=== WHAT YOU HAVE TO DO ===
For each line that holds "chart", copy the line out.

Plotting code records:
>> Start

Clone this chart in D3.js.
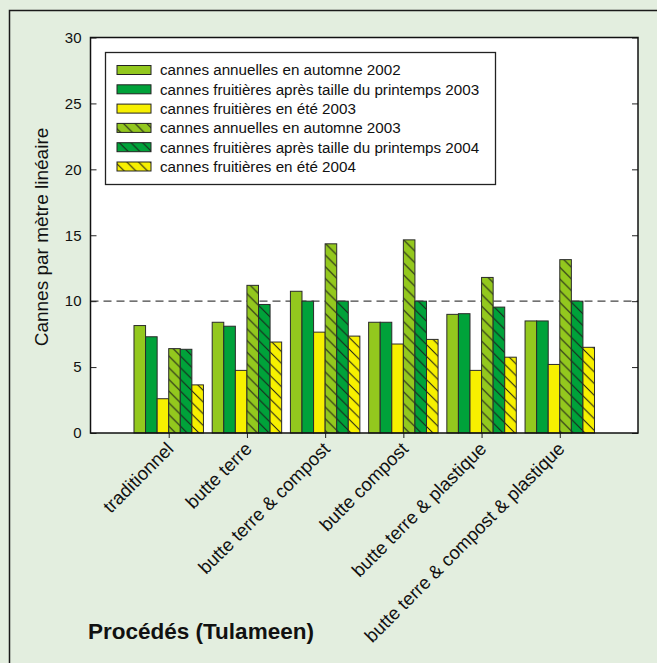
<!DOCTYPE html>
<html><head><meta charset="utf-8">
<script src="https://cdn.jsdelivr.net/npm/d3@7"></script>
<style>
html,body{margin:0;padding:0;background:#e3eedf;}
svg{display:block;font-family:"Liberation Sans",Arial,sans-serif;}
</style></head>
<body>
<svg id="chart" width="657" height="663"></svg>
<script>
const categories = ["traditionnel","butte terre","butte terre & compost","butte compost","butte terre & plastique","butte terre & compost & plastique"];
const seriesNames = ["cannes annuelles en automne 2002","cannes fruitières après taille du printemps 2003","cannes fruitières en été 2003","cannes annuelles en automne 2003","cannes fruitières après taille du printemps 2004","cannes fruitières en été 2004"];
const s2002Automne = [8.15, 8.4, 10.75, 8.4, 9.0, 8.5];
const s2003Printemps = [7.3, 8.1, 10.0, 8.4, 9.05, 8.5];
const s2003Ete = [2.6, 4.75, 7.65, 6.75, 4.75, 5.2];
const s2003Automne = [6.4, 11.2, 14.35, 14.65, 11.8, 13.15];
const s2004Printemps = [6.35, 9.75, 10.0, 10.0, 9.55, 10.0];
const s2004Ete = [3.65, 6.9, 7.35, 7.1, 5.75, 6.5];
const series = [s2002Automne, s2003Printemps, s2003Ete, s2003Automne, s2004Printemps, s2004Ete];
const yTicks = [0,5,10,15,20,25,30];
const refLine = 10;

const colors = ["#93c81e","#00a23a","#f7f000","#93c81e","#00a23a","#f7f000"];
const hatched = [false,false,false,true,true,true];

const svg = d3.select("#chart");
const defs = svg.append("defs");
colors.forEach((c,i)=>{
  if(!hatched[i]) return;
  const p = defs.append("pattern").attr("id","hatch"+i).attr("patternUnits","userSpaceOnUse")
    .attr("width",11.7).attr("height",11.7);
  p.append("rect").attr("width",11.7).attr("height",11.7).attr("fill",c);
  p.append("path").attr("d","M-1,-1 L12.7,12.7 M-1,10.7 L1,12.7 M10.7,-1 L12.7,1").attr("stroke","#1a1a1a").attr("stroke-width",1);
});
const fillOf = i => hatched[i] ? `url(#hatch${i})` : colors[i];

// outer frame
svg.append("rect").attr("x",9.5).attr("y",10.5).attr("width",700).attr("height",700)
  .attr("fill","#e3eedf").attr("stroke","#1a1a1a").attr("stroke-width",1.5);

const L=90.5, R=638, T=37.5, B=433;
const y = d3.scaleLinear().domain([0,30]).range([B,T]);
const x = d3.scaleLinear().domain([0,7]).range([L,R]);
const step = x(1)-x(0);
const barW = step*0.148;

svg.append("rect").attr("x",L).attr("y",T).attr("width",R-L).attr("height",B-T).attr("fill","#fff");

// dashed reference
svg.append("line").attr("x1",L).attr("x2",R).attr("y1",y(refLine)).attr("y2",y(refLine))
  .attr("stroke","#444").attr("stroke-width",1.3).attr("stroke-dasharray","8,5");

// bars
series.forEach((vals,si)=>{
  svg.append("g").selectAll("rect").data(vals).join("rect")
    .attr("x",(d,ci)=>x(ci+1)+(si-3)*barW)
    .attr("y",d=>y(d))
    .attr("width",barW)
    .attr("height",d=>y(0)-y(d))
    .attr("fill",fillOf(si))
    .attr("stroke","#2a2a2a").attr("stroke-width",1);
});

// axes
const yAxisL = d3.axisLeft(y).tickValues(yTicks).tickSize(-6).tickPadding(9);
const gyl = svg.append("g").attr("transform",`translate(${L},0)`).call(yAxisL);
gyl.selectAll("text").attr("font-size",15).attr("fill","#111").attr("font-family","Liberation Sans, Arial, sans-serif");
const yAxisR = d3.axisRight(y).tickValues(yTicks).tickSize(-6).tickFormat("");
svg.append("g").attr("transform",`translate(${R},0)`).call(yAxisR);
const xAxis = d3.axisBottom(x).tickValues(d3.range(1,7)).tickSize(5).tickFormat("");
const gx = svg.append("g").attr("transform",`translate(0,${B})`).call(xAxis);
svg.selectAll(".domain").remove();
svg.selectAll(".tick line").attr("stroke","#222");

// frame
svg.append("rect").attr("x",L).attr("y",T).attr("width",R-L).attr("height",B-T)
  .attr("fill","none").attr("stroke","#111").attr("stroke-width",1.5);

// x labels
svg.append("g").selectAll("text").data(categories).join("text")
  .attr("transform",(d,i)=>`translate(${x(i+1)+6},${B+17}) rotate(-45)`)
  .attr("text-anchor","end").attr("font-size",18.5).attr("fill","#111")
  .text(d=>d);

// y title
svg.append("text").attr("transform",`translate(48,237) rotate(-90)`)
  .attr("text-anchor","middle").attr("font-size",19).attr("fill","#111")
  .text("Cannes par mètre linéaire");

// x title
svg.append("text").attr("x",88).attr("y",639).attr("font-size",22.5).attr("font-weight","bold")
  .attr("fill","#111").text("Procédés (Tulameen)");

// legend
const lg = svg.append("g");
lg.append("rect").attr("x",105.5).attr("y",52.5).attr("width",390).attr("height",132)
  .attr("fill","#fff").attr("stroke","#222").attr("stroke-width",1.3);
seriesNames.forEach((n,i)=>{
  const cy = 70 + i*19.3;
  lg.append("rect").attr("x",117).attr("y",cy-4.5).attr("width",34).attr("height",9)
    .attr("fill",fillOf(i)).attr("stroke","#222").attr("stroke-width",1);
  lg.append("text").attr("x",160).attr("y",cy).attr("dy","0.35em").attr("font-size",15.2)
    .attr("fill","#111").text(n);
});
</script>
</body></html>
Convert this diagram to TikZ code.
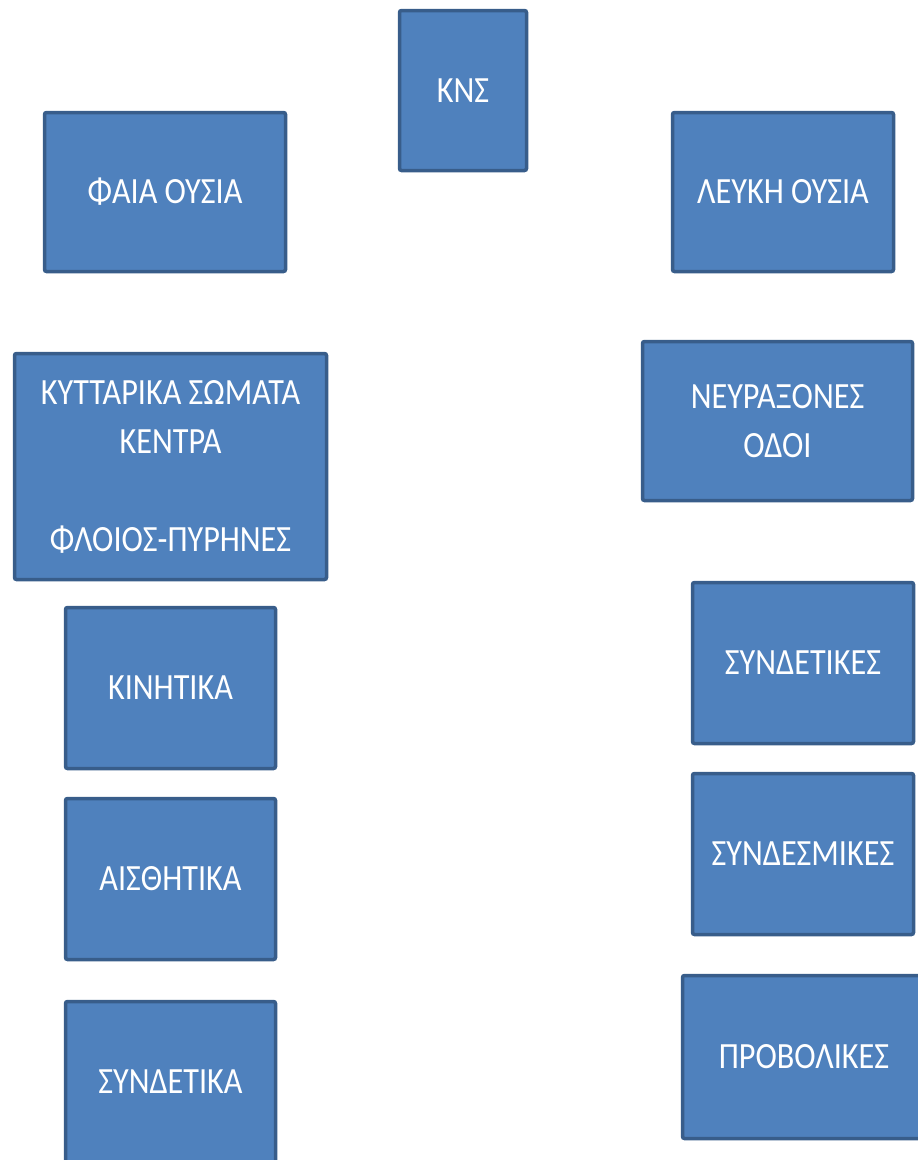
\documentclass[tikz,border=0pt]{standalone}
\usepackage{fontspec}
\setmainfont{Carlito}[FakeStretch=0.87]
\usepackage{xcolor}
\usetikzlibrary{positioning}
\definecolor{boxfill}{HTML}{4F81BD}
\definecolor{boxline}{HTML}{385D8A}

\begin{document}
\begin{tikzpicture}[x=1pt, y=-1pt]

    % Define style for the boxes
    \tikzstyle{block} = [rectangle, rounded corners=2pt, draw=boxline, line width=3.5pt, fill=boxfill, text=white, align=center, inner sep=0pt, font=\fontsize{37}{49}\selectfont]

    \useasboundingbox (0,0) rectangle (918,1160);

    % Top
    \node (kns) [block, minimum width=127pt, minimum height=160pt] at (463,90.5) {ΚΝΣ};

    % Left column
    \node (faia) [block, minimum width=241pt, minimum height=159pt] at (165,192) {ΦΑΙΑ ΟΥΣΙΑ};
    \node (kyttara) [block, minimum width=312pt, minimum height=226pt] at (170.5,466.5) {ΚΥΤΤΑΡΙΚΑ ΣΩΜΑΤΑ\\ΚΕΝΤΡΑ\\~\\ΦΛΟΙΟΣ-ΠΥΡΗΝΕΣ};
    \node (kinitika) [block, minimum width=210pt, minimum height=161pt] at (170.5,688) {ΚΙΝΗΤΙΚΑ};
    \node (aisthitika) [block, minimum width=210pt, minimum height=161pt] at (170.5,879) {ΑΙΣΘΗΤΙΚΑ};
    \node (syndetika) [block, minimum width=210pt, minimum height=161pt] at (170.5,1082) {ΣΥΝΔΕΤΙΚΑ};

    % Right column
    \node (leuki) [block, minimum width=221pt, minimum height=159pt] at (783,192) {ΛΕΥΚΗ ΟΥΣΙΑ};
    \node (neyraxones) [block, minimum width=270pt, minimum height=159pt] at (777.5,421) {ΝΕΥΡΑΞΟΝΕΣ\\ΟΔΟΙ};
    \node (syndetikes) [block, minimum width=221pt, minimum height=161pt] at (803,663) {ΣΥΝΔΕΤΙΚΕΣ};
    \node (syndesmikes) [block, minimum width=221pt, minimum height=161pt] at (803,854) {ΣΥΝΔΕΣΜΙΚΕΣ};
    \node (provolikes) [block, minimum width=243pt, minimum height=163pt] at (804,1057) {ΠΡΟΒΟΛΙΚΕΣ};

\end{tikzpicture}
\end{document}
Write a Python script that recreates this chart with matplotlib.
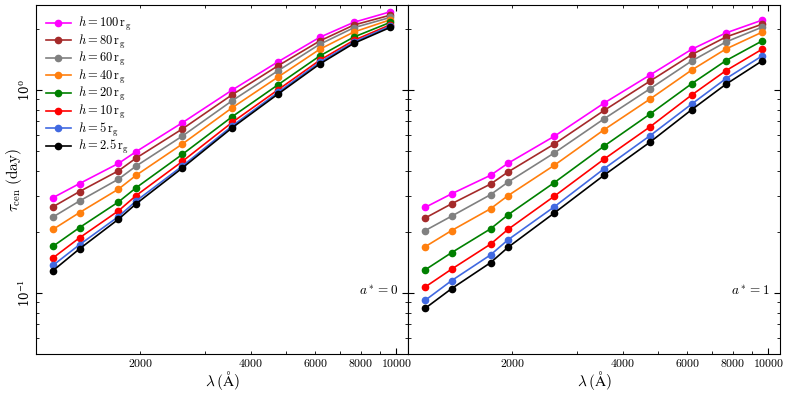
import numpy as np
import matplotlib
matplotlib.use("Agg")
import matplotlib.pyplot as plt
from matplotlib.ticker import FuncFormatter, NullFormatter, LogLocator

plt.rcParams['mathtext.fontset'] = 'cm'
plt.rcParams['font.family'] = 'serif'
plt.rcParams['font.serif'] = ['DejaVu Serif']

# wavelengths (Angstrom)
wave = [1158, 1367, 1746, 1950, 2607, 3565, 4755, 6174, 7651, 9630]

heights = ['100', '80', '60', '40', '20', '10', '5', '2.5']
colors = ['magenta', 'brown', 'gray', 'tab:orange', 'green', 'red', 'royalblue', 'black']

# a* = 0
tau_a0_h100 = [0.295, 0.346, 0.435, 0.497, 0.690, 1.000, 1.378, 1.818, 2.156, 2.430]
tau_a0_h80 = [0.266, 0.316, 0.400, 0.462, 0.643, 0.948, 1.317, 1.744, 2.090, 2.339]
tau_a0_h60 = [0.237, 0.284, 0.364, 0.422, 0.593, 0.886, 1.245, 1.679, 2.027, 2.280]
tau_a0_h40 = [0.206, 0.249, 0.325, 0.380, 0.542, 0.818, 1.159, 1.587, 1.931, 2.220]
tau_a0_h20 = [0.170, 0.210, 0.281, 0.330, 0.482, 0.739, 1.062, 1.471, 1.824, 2.156]
tau_a0_h10 = [0.149, 0.187, 0.254, 0.302, 0.445, 0.693, 1.003, 1.401, 1.757, 2.098]
tau_a0_h5 = [0.137, 0.173, 0.238, 0.284, 0.422, 0.665, 0.974, 1.369, 1.724, 2.067]
tau_a0_h2p5 = [0.129, 0.165, 0.231, 0.275, 0.413, 0.652, 0.956, 1.343, 1.698, 2.037]

# a* = 1
tau_a1_h100 = [0.264, 0.308, 0.380, 0.436, 0.592, 0.863, 1.186, 1.587, 1.910, 2.212]
tau_a1_h80 = [0.234, 0.275, 0.344, 0.395, 0.542, 0.794, 1.107, 1.493, 1.824, 2.113]
tau_a1_h60 = [0.203, 0.239, 0.305, 0.352, 0.490, 0.722, 1.015, 1.390, 1.724, 2.044]
tau_a1_h40 = [0.169, 0.203, 0.260, 0.302, 0.426, 0.638, 0.903, 1.254, 1.592, 1.931]
tau_a1_h20 = [0.130, 0.158, 0.207, 0.243, 0.350, 0.530, 0.762, 1.074, 1.395, 1.749]
tau_a1_h10 = [0.107, 0.131, 0.174, 0.206, 0.300, 0.457, 0.659, 0.945, 1.245, 1.592]
tau_a1_h5 = [0.092, 0.115, 0.154, 0.183, 0.266, 0.410, 0.596, 0.853, 1.137, 1.476]
tau_a1_h2p5 = [0.084, 0.105, 0.141, 0.168, 0.248, 0.381, 0.554, 0.800, 1.067, 1.395]

tau_a0 = [tau_a0_h100, tau_a0_h80, tau_a0_h60, tau_a0_h40,
          tau_a0_h20, tau_a0_h10, tau_a0_h5, tau_a0_h2p5]
tau_a1 = [tau_a1_h100, tau_a1_h80, tau_a1_h60, tau_a1_h40,
          tau_a1_h20, tau_a1_h10, tau_a1_h5, tau_a1_h2p5]

fig, axes = plt.subplots(1, 2, figsize=(7.89, 3.93), dpi=100, sharey=True)
fig.subplots_adjust(left=0.0456, right=0.9886, top=0.987, bottom=0.099, wspace=0)

xfmt = FuncFormatter(lambda v, p: r'$%d$' % v if int(round(v)) in (2000, 4000, 6000, 8000, 10000) else '')

for ax, data, spin in zip(axes, [tau_a0, tau_a1], ['0', '1']):
    for tau, h, c in zip(data, heights, colors):
        ax.plot(wave, tau, '-o', color=c, lw=1.2, ms=4.5,
                label=r'$h = %s\,\rm r_g$' % h)
    ax.set_xscale('log')
    ax.set_yscale('log')
    ax.set_xlim(1040, 10750)
    ax.set_ylim(0.05, 2.62)
    ax.xaxis.set_major_locator(LogLocator(base=10))
    ax.xaxis.set_minor_locator(LogLocator(base=10, subs=np.arange(2, 10)))
    ax.xaxis.set_major_formatter(xfmt)
    ax.xaxis.set_minor_formatter(xfmt)
    ax.tick_params(which='both', direction='in', top=True, right=True, labelsize=8.5, pad=2)
    ax.tick_params(which='major', length=4)
    ax.tick_params(which='minor', length=2)
    ax.set_xlabel(r'$\lambda\,(\rm \AA)$', fontsize=11, va='center')
    ax.xaxis.set_label_coords(0.5, -0.075)
    ax.text(0.92, 0.18, r'$a^* = %s$' % spin, transform=ax.transAxes,
            ha='center', va='center', fontsize=9.5)

axes[0].yaxis.set_minor_formatter(NullFormatter())
for lab in axes[0].get_yticklabels():
    lab.set_rotation(90)
    lab.set_va('center')
axes[0].set_ylabel(r'$\tau_{\rm cen}\ (\rm day)$', fontsize=11, va='center')
axes[0].yaxis.set_label_coords(-0.059, 0.5)
axes[1].tick_params(axis='y', which='both', labelleft=False)

axes[0].legend(loc='upper left', frameon=False, fontsize=9, handlelength=2.0,
               handletextpad=0.6, labelspacing=-0.04, borderaxespad=0.4)

fig.savefig('out.png', dpi=100)
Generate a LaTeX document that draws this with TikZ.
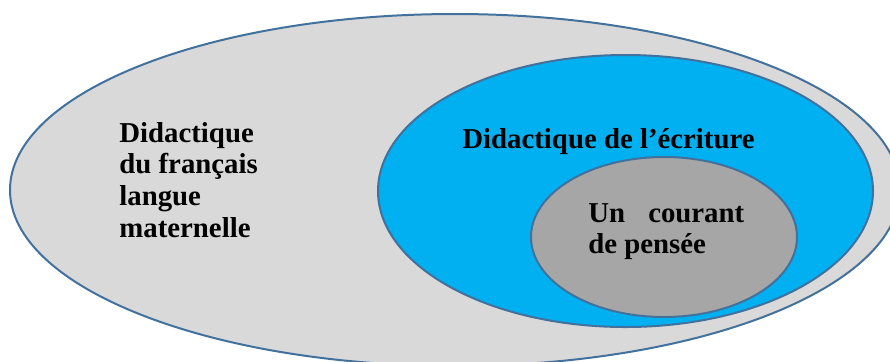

>> End

=== THE REPLY ===
Clone this chart in D3.js.
<svg id="chart" width="657" height="663"></svg>
const svg = d3.select("#chart");
Write a Python script that recreates this chart with matplotlib.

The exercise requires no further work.